Recorded data -
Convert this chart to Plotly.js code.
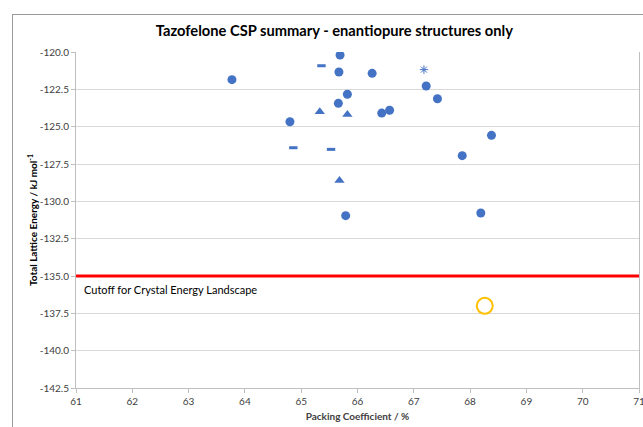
<!DOCTYPE html>
<html>
<head>
<meta charset="utf-8">
<script src="https://cdn.plot.ly/plotly-3.0.1.min.js"></script>
<style>
  html, body { margin: 0; padding: 0; background: #fff; }
  #wrap { position: relative; width: 643px; height: 427px; overflow: hidden; }
  #chart { position: absolute; left: 0; top: 0; width: 643px; height: 427px; }
  #frame { position: absolute; left: 12px; top: 14px; width: 700px; height: 500px;
           border: 1px solid #9a9a9a; pointer-events: none; }
</style>
</head>
<body>
<div id="wrap">
  <div id="chart"></div>
  <div id="frame"></div>
</div>
<script>
// Circle-marker structures
const circleX = [63.77, 65.69, 65.67, 66.26, 65.82, 65.66, 64.80, 66.43, 66.57, 67.22, 67.42, 68.38, 67.86, 68.19, 65.79];
const circleY = [-121.85, -120.2, -121.34, -121.43, -122.83, -123.44, -124.67, -124.09, -123.9, -122.28, -123.13, -125.58, -126.94, -130.78, -130.96];
// Triangle-marker structures
const triX = [65.33, 65.82, 65.68];
const triY = [-124.0, -124.18, -128.6];
// Dash-marker structures
const dashX = [65.36, 64.86, 65.53];
const dashY = [-120.92, -126.41, -126.52];
// Star-marker structure
const starX = [67.18];
const starY = [-121.18];
// Highlighted structure (open yellow circle)
const hiX = [68.26];
const hiY = [-137.0];
// Cutoff line
const cutoffX = [61, 71];
const cutoffY = [-135, -135];
const cutoffLabel = "Cutoff for Crystal Energy Landscape";
// Tick labels
const xTickVals = [61, 62, 63, 64, 65, 66, 67, 68, 69, 70, 71];
const xTickText = ["61", "62", "63", "64", "65", "66", "67", "68", "69", "70", "71"];
const yTickVals = [-120, -122.5, -125, -127.5, -130, -132.5, -135, -137.5, -140, -142.5];
const yTickText = ["-120.0", "-122.5", "-125.0", "-127.5", "-130.0", "-132.5", "-135.0", "-137.5", "-140.0", "-142.5"];

const blue = '#4472C4';
const font = 'Lato, "Open Sans", sans-serif';

const traces = [
  { x: cutoffX, y: cutoffY, mode: 'lines', line: { color: '#FF0000', width: 3 }, hoverinfo: 'skip' },
  { x: circleX, y: circleY, mode: 'markers', marker: { symbol: 'circle', size: 9, color: blue } },
  { x: triX, y: triY, mode: 'markers', marker: { symbol: 'triangle-up', size: 9, color: blue } },
  { x: dashX, y: dashY, mode: 'markers', marker: { symbol: 'line-ew', size: 6, color: blue, line: { color: blue, width: 3 } } },
  { x: starX, y: starY, mode: 'markers', marker: { symbol: 'asterisk-open', size: 7, color: blue, line: { color: blue, width: 1 } } },
  { x: hiX, y: hiY, mode: 'markers', marker: { symbol: 'circle-open', size: 16, color: '#FFC000', line: { color: '#FFC000', width: 2 } } }
];

const layout = {
  width: 643, height: 427,
  margin: { l: 76, r: 4, t: 52, b: 39 },
  paper_bgcolor: 'rgba(0,0,0,0)',
  plot_bgcolor: '#fff',
  showlegend: false,
  font: { family: font, color: '#595959', size: 10 },
  title: {
    text: '<b>Tazofelone CSP summary - enantiopure structures only</b>',
    font: { family: font, size: 14.7, color: '#000' },
    x: 0.52, xanchor: 'center', y: 0.927, yanchor: 'middle'
  },
  xaxis: {
    range: [61, 71], tickmode: 'array', tickvals: xTickVals, ticktext: xTickText,
    ticklabeloverflow: 'allow',
    showgrid: false, zeroline: false,
    showline: true, linecolor: '#bfbfbf', linewidth: 1,
    ticks: 'outside', ticklen: 4, tickcolor: '#bfbfbf',
    tickfont: { family: font, size: 10, color: '#404040' },
    title: { text: '<b>Packing Coefficient / %</b>', font: { family: font, size: 10, color: '#404040' }, standoff: 6 }
  },
  yaxis: {
    range: [-142.5, -120], tickmode: 'array', tickvals: yTickVals, ticktext: yTickText,
    showgrid: true, gridcolor: '#d9d9d9', gridwidth: 1, zeroline: false,
    showline: true, mirror: true, linecolor: '#bfbfbf', linewidth: 1,
    ticks: 'outside', ticklen: 4, tickcolor: '#bfbfbf',
    tickfont: { family: font, size: 10, color: '#404040' },
    title: { text: '<b>Total Lattice Energy / kJ mol<sup>-1</sup></b>', font: { family: font, size: 10, color: '#000' }, standoff: 0 }
  },
  annotations: [
    { x: 61.1, y: -135.35, xref: 'x', yref: 'y', text: cutoffLabel, showarrow: false,
      xanchor: 'left', yanchor: 'top', font: { family: font, size: 11, color: '#000' } }
  ]
};

Plotly.newPlot('chart', traces, layout, { displayModeBar: false, staticPlot: true });
</script>
</body>
</html>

Required work - Without the pictures, print the whole listing exactly as given.

Solution -
Convert this chart to Plotly.js code.
<!DOCTYPE html>
<html>
<head>
<meta charset="utf-8">
<script src="https://cdn.plot.ly/plotly-3.0.1.min.js"></script>
<style>
  html, body { margin: 0; padding: 0; background: #fff; }
  #wrap { position: relative; width: 643px; height: 427px; overflow: hidden; }
  #chart { position: absolute; left: 0; top: 0; width: 643px; height: 427px; }
  #frame { position: absolute; left: 12px; top: 14px; width: 700px; height: 500px;
           border: 1px solid #9a9a9a; pointer-events: none; }
</style>
</head>
<body>
<div id="wrap">
  <div id="chart"></div>
  <div id="frame"></div>
</div>
<script>
// Circle-marker structures
const circleX = [63.77, 65.69, 65.67, 66.26, 65.82, 65.66, 64.80, 66.43, 66.57, 67.22, 67.42, 68.38, 67.86, 68.19, 65.79];
const circleY = [-121.85, -120.2, -121.34, -121.43, -122.83, -123.44, -124.67, -124.09, -123.9, -122.28, -123.13, -125.58, -126.94, -130.78, -130.96];
// Triangle-marker structures
const triX = [65.33, 65.82, 65.68];
const triY = [-124.0, -124.18, -128.6];
// Dash-marker structures
const dashX = [65.36, 64.86, 65.53];
const dashY = [-120.92, -126.41, -126.52];
// Star-marker structure
const starX = [67.18];
const starY = [-121.18];
// Highlighted structure (open yellow circle)
const hiX = [68.26];
const hiY = [-137.0];
// Cutoff line
const cutoffX = [61, 71];
const cutoffY = [-135, -135];
const cutoffLabel = "Cutoff for Crystal Energy Landscape";
// Tick labels
const xTickVals = [61, 62, 63, 64, 65, 66, 67, 68, 69, 70, 71];
const xTickText = ["61", "62", "63", "64", "65", "66", "67", "68", "69", "70", "71"];
const yTickVals = [-120, -122.5, -125, -127.5, -130, -132.5, -135, -137.5, -140, -142.5];
const yTickText = ["-120.0", "-122.5", "-125.0", "-127.5", "-130.0", "-132.5", "-135.0", "-137.5", "-140.0", "-142.5"];

const blue = '#4472C4';
const font = 'Lato, "Open Sans", sans-serif';

const traces = [
  { x: cutoffX, y: cutoffY, mode: 'lines', line: { color: '#FF0000', width: 3 }, hoverinfo: 'skip' },
  { x: circleX, y: circleY, mode: 'markers', marker: { symbol: 'circle', size: 9, color: blue } },
  { x: triX, y: triY, mode: 'markers', marker: { symbol: 'triangle-up', size: 9, color: blue } },
  { x: dashX, y: dashY, mode: 'markers', marker: { symbol: 'line-ew', size: 6, color: blue, line: { color: blue, width: 3 } } },
  { x: starX, y: starY, mode: 'markers', marker: { symbol: 'asterisk-open', size: 7, color: blue, line: { color: blue, width: 1 } } },
  { x: hiX, y: hiY, mode: 'markers', marker: { symbol: 'circle-open', size: 16, color: '#FFC000', line: { color: '#FFC000', width: 2 } } }
];

const layout = {
  width: 643, height: 427,
  margin: { l: 76, r: 4, t: 52, b: 39 },
  paper_bgcolor: 'rgba(0,0,0,0)',
  plot_bgcolor: '#fff',
  showlegend: false,
  font: { family: font, color: '#595959', size: 10 },
  title: {
    text: '<b>Tazofelone CSP summary - enantiopure structures only</b>',
    font: { family: font, size: 14.7, color: '#000' },
    x: 0.52, xanchor: 'center', y: 0.927, yanchor: 'middle'
  },
  xaxis: {
    range: [61, 71], tickmode: 'array', tickvals: xTickVals, ticktext: xTickText,
    ticklabeloverflow: 'allow',
    showgrid: false, zeroline: false,
    showline: true, linecolor: '#bfbfbf', linewidth: 1,
    ticks: 'outside', ticklen: 4, tickcolor: '#bfbfbf',
    tickfont: { family: font, size: 10, color: '#404040' },
    title: { text: '<b>Packing Coefficient / %</b>', font: { family: font, size: 10, color: '#404040' }, standoff: 6 }
  },
  yaxis: {
    range: [-142.5, -120], tickmode: 'array', tickvals: yTickVals, ticktext: yTickText,
    showgrid: true, gridcolor: '#d9d9d9', gridwidth: 1, zeroline: false,
    showline: true, mirror: true, linecolor: '#bfbfbf', linewidth: 1,
    ticks: 'outside', ticklen: 4, tickcolor: '#bfbfbf',
    tickfont: { family: font, size: 10, color: '#404040' },
    title: { text: '<b>Total Lattice Energy / kJ mol<sup>-1</sup></b>', font: { family: font, size: 10, color: '#000' }, standoff: 0 }
  },
  annotations: [
    { x: 61.1, y: -135.35, xref: 'x', yref: 'y', text: cutoffLabel, showarrow: false,
      xanchor: 'left', yanchor: 'top', font: { family: font, size: 11, color: '#000' } }
  ]
};

Plotly.newPlot('chart', traces, layout, { displayModeBar: false, staticPlot: true });
</script>
</body>
</html>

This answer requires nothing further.